Author: Delaney Nolin
As I rule, I try not to wake up before the sun has risen; it’s one of my least favorite things to do. But when I’m up before the sun to journey to the Amazon, I can make an exception.
At about 5:15 a.m. we all trudged on to a bus with sleep-filled eyes, heavy bags and rubber boots to go to the airport. But this is the Amazon we were headed to, so it was not going to be as easy as simply taking a plane to get to our final destination. After the flight, we all crammed into five taxis that took us to a ghostly hotel where we waited for a canoe.” Once the canoe got to the oil checkpoint, it was still another bus then boat ride until we finally made it to the Tiputini Biodiversity Station. For those counting, that was bus, plane, taxi, boat, bus, boat. It wasn’t an easy journey, but it allowed us witness many of the conflicting facets of the Amazon rainforest — the lush greenery harshly juxtaposed with abhorrent oil refineries spewing soot.
Arriving at Tiputini was like stepping into the beginning of an Indiana Jones movie: there is jungle everywhere and the sound of insect, monkeys, and other animals creates a cacophony in what one might expect to be a quiet place. All of the buildings are very open in hopes of letting in breezes that might momentarily alleviate the inescapable humidity. After dropping off our baggage into cabins, we still had time to hike to the observation tower, from which I was able to watch the sun set and pastels melt across the Amazonian sky. The observation tower is an incredible place about 50 meters above the canopy line. You can see dozens of birds, insects, sometimes even monkeys. Watching the sunset, however, may have been the best sight of all.
The rest of the week was full of hikes throughout the Tiputini research station. On our very first hike our group came upon another group stopped in the middle of the trail. With a finger to their lips and then to the tree, they showed us what had entranced them — a group of wooly monkeys just above us in the canopy. I could not believe that monkeys of all things were the first creatures we saw on our first full day. They were amazing, leaping unfathomable distances and using their tail as a fifth limb. These wooly monkeys would be a nearly constant companion for the entire week we spent in Tiputini. One afternoon, they even came into the camp, though they remained in the safety of the canopy.
Our first day of hiking seemed to be a wild adventure of putting random things in our mouths that our guide had recommended. The first such adventure occurred in the Jardin del Diablo or “Devil’s Garden.” This area was roomier than the rest of the forest, owing to the fact that it was dominated by only one species of plant. This is possible through the mutualistic help of the lemon ants, which live in specialized bubbles in the plants’ branches. In return for this shelter, the ants eject formic acid into the ground, which kills the saplings of any other species, reserving the area for one specific plant. The indigenous people believed that these relatively barren areas were haunted by evil spirits, hence the name “Devil’s Garden.”

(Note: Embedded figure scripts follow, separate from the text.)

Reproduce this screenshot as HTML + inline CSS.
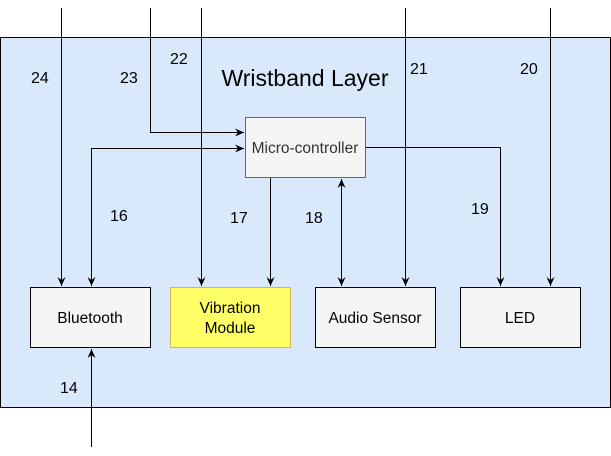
<!DOCTYPE html>
<html><head><meta charset="utf-8"><style>body{margin:0;background:#fff}svg{display:block}</style></head><body>
<svg width="611" height="456" xmlns="http://www.w3.org/2000/svg" font-family="Liberation Sans, sans-serif">
<defs><marker id="a" markerWidth="10" markerHeight="10" refX="9" refY="5" orient="auto-start-reverse" markerUnits="userSpaceOnUse"><path d="M0,1 L9,5 L0,9 L3,5 Z" fill="#000"/></marker></defs>
<rect x="0.5" y="37.5" width="610" height="370" fill="#dae8fc" stroke="#000"/>
<text x="305" y="86" font-size="23" text-anchor="middle">Wristband Layer</text>
<rect x="245.5" y="117.5" width="120" height="60" fill="#f5f5f5" stroke="#666"/>
<text x="305" y="153" font-size="15.5" text-anchor="middle" fill="#333">Micro-controller</text>
<rect x="30.5" y="287.5" width="120" height="60" fill="#f5f5f5" stroke="#000"/>
<text x="90" y="323" font-size="15.5" text-anchor="middle">Bluetooth</text>
<rect x="170.5" y="287.5" width="120" height="60" fill="#ffff66" stroke="#d6b656"/>
<text x="230" y="313" font-size="15.5" text-anchor="middle">Vibration</text>
<text x="230" y="333" font-size="15.5" text-anchor="middle">Module</text>
<rect x="315.5" y="287.5" width="120" height="60" fill="#f5f5f5" stroke="#000"/>
<text x="375" y="323" font-size="15.5" text-anchor="middle">Audio Sensor</text>
<rect x="460.5" y="287.5" width="120" height="60" fill="#f5f5f5" stroke="#000"/>
<text x="520" y="323" font-size="15.5" text-anchor="middle">LED</text>
<g stroke="#000" fill="none" stroke-width="1">
<path d="M61.5,8 V286" marker-end="url(#a)"/>
<path d="M150.5,8 V132.5 H244" marker-end="url(#a)"/>
<path d="M201.5,8 V286" marker-end="url(#a)"/>
<path d="M405.5,8 V286" marker-end="url(#a)"/>
<path d="M550.5,8 V286" marker-end="url(#a)"/>
<path d="M91.5,286 V148.5 H244" marker-end="url(#a)" marker-start="url(#a)"/>
<path d="M270.5,178 V286" marker-end="url(#a)"/>
<path d="M341.5,179 V286" marker-end="url(#a)" marker-start="url(#a)"/>
<path d="M366,147.5 H500.5 V286" marker-end="url(#a)"/>
<path d="M91.5,447 V349" marker-end="url(#a)"/>
</g>
<g font-size="16">
<text x="31" y="83">24</text><text x="120" y="83">23</text><text x="170" y="64">22</text>
<text x="410" y="74">21</text><text x="520" y="74">20</text>
<text x="110" y="221">16</text><text x="230" y="223">17</text><text x="305" y="223">18</text>
<text x="471" y="214">19</text><text x="60" y="393">14</text>
</g>
</svg>
</body></html>
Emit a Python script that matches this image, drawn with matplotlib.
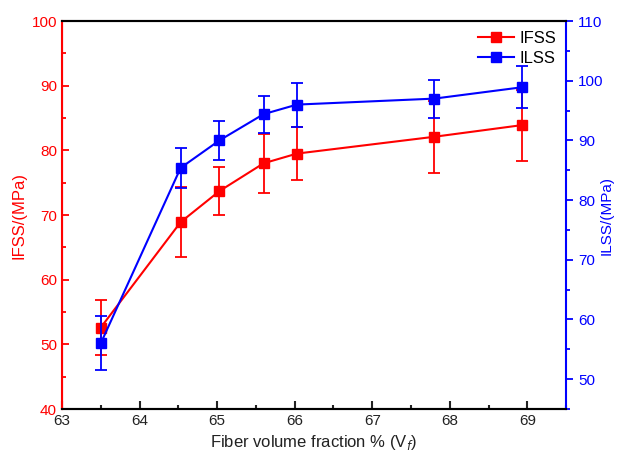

Our guide informed us that when the indigenous people were out hunting and became hungry or thirsty, they would snap off a branch and eat the ants. Feeling adventurous, we all stuck our tongues in and tried them for ourselves. They tasted a bit salty and lemony (due to the formic acid, which is similar in structure to citric acid), hence the name lemon ants. It certainly felt a bit strange, the ants climbing on your tongue before swallowing. Soon after our first adventure with the lemon ants, our guide handed us each a piece of an onion-looking plant and told us to chew it for two minutes. Despite the rancid taste, we all survived, and were rewarded with vividly blue tongues. Due to its vibrant blue shade, the indigenous people use this plant to make dyes for painting and clothing. Luckily, for the rest of the day, the only thing we put in our mouths was the delicious dinner we had that night.
The rest of the trip was a whirlwind of hikes, where we spotted incredible animals like baby pygmy marmosets, one of the smallest monkeys in the world, peccaries, snakes, scorpion spiders, tarantulas, scarlet macaws and toucans. One of the most magical sightings was not of an animal, however, but of the sky on our final night. We walked down to the dock to look at the stars, and although I have seen some amazing stars living in Maine, I have never seen so many as that night. The milky way was so clear that, at first, I thought it was just a cloud. We stayed there for hours, just watching the sky as it changed, listening to the symphony of the forest, and talking about what an incredible chance we had to experience this.
Though very sad to leave, our trip back to Cumbaya was certainly exciting. I think we saw more animals on the boat ride back to the bus stop. We were first greeted by a pink river dolphin, then a huge river otter, a cayman and finally a family of capybaras. Tiputini was an incredible experience, but it also made me think about how much it took to get me there (e.g. diesel for planes, boats etc.) and made me wonder if it was all worth it in the end. Despite the cost, I think it is important to learn about and understand these ecosystems in order to save them, and I do not think I would give up this experience for the world.